TASK REQUIREMENTS: Write out, word for word, every line from the first one through the line that holds "plt.rcParams['font.family'] = ['Liberation", and nothing else; skip the pictures.

SUPPLIED MATERIAL:
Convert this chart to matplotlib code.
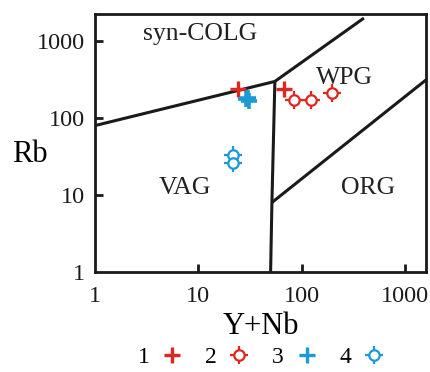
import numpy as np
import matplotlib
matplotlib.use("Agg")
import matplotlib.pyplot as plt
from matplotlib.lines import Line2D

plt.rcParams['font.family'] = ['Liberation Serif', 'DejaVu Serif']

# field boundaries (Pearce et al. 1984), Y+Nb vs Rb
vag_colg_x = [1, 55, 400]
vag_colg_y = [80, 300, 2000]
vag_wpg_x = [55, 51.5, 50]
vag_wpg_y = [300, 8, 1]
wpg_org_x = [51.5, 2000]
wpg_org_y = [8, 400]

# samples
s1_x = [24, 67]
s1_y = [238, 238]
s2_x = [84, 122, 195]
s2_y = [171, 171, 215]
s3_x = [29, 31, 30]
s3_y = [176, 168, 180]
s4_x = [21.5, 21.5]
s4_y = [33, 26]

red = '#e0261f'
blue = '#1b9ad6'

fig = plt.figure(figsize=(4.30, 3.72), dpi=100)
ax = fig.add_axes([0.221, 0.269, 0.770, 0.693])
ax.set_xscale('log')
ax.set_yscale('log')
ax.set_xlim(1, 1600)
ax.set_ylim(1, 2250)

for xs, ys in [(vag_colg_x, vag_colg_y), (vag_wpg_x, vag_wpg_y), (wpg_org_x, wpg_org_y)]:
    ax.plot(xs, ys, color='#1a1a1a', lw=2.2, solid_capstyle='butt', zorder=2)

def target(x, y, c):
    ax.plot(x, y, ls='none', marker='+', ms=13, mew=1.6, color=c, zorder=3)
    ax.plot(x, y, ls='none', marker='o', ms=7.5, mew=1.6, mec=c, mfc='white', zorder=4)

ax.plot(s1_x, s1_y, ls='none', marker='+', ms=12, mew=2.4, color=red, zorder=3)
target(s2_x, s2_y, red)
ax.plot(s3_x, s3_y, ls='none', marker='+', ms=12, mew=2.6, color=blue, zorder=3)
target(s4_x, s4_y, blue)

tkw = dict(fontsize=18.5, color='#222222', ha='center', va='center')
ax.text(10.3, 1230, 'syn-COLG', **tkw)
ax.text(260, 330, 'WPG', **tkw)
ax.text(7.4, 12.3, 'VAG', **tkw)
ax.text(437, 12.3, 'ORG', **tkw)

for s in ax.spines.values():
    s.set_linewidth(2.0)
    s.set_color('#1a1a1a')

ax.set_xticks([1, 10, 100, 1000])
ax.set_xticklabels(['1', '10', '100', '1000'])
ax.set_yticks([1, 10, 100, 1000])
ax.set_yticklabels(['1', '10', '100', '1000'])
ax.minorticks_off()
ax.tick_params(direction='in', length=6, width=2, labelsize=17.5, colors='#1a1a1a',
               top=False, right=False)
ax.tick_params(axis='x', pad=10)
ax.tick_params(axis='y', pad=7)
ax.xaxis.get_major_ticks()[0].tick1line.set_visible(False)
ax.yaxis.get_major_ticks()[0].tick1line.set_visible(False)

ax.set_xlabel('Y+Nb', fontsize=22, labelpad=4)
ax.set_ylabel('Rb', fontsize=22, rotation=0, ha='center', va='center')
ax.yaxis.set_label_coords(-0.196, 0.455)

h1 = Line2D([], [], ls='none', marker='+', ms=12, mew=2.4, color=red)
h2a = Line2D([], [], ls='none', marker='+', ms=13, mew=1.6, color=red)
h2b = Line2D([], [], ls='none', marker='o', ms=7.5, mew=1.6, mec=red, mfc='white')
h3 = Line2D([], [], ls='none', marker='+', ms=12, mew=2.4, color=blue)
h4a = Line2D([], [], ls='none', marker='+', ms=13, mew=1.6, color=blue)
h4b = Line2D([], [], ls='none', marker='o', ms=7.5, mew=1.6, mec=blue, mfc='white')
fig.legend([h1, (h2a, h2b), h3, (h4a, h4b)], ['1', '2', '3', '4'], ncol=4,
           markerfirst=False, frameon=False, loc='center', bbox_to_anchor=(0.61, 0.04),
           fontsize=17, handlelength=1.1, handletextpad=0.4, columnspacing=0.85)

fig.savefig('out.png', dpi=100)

TASK ANSWER:
Convert this chart to matplotlib code.
import numpy as np
import matplotlib
matplotlib.use("Agg")
import matplotlib.pyplot as plt
from matplotlib.lines import Line2D

plt.rcParams['font.family'] = ['Liberation Serif', 'DejaVu Serif']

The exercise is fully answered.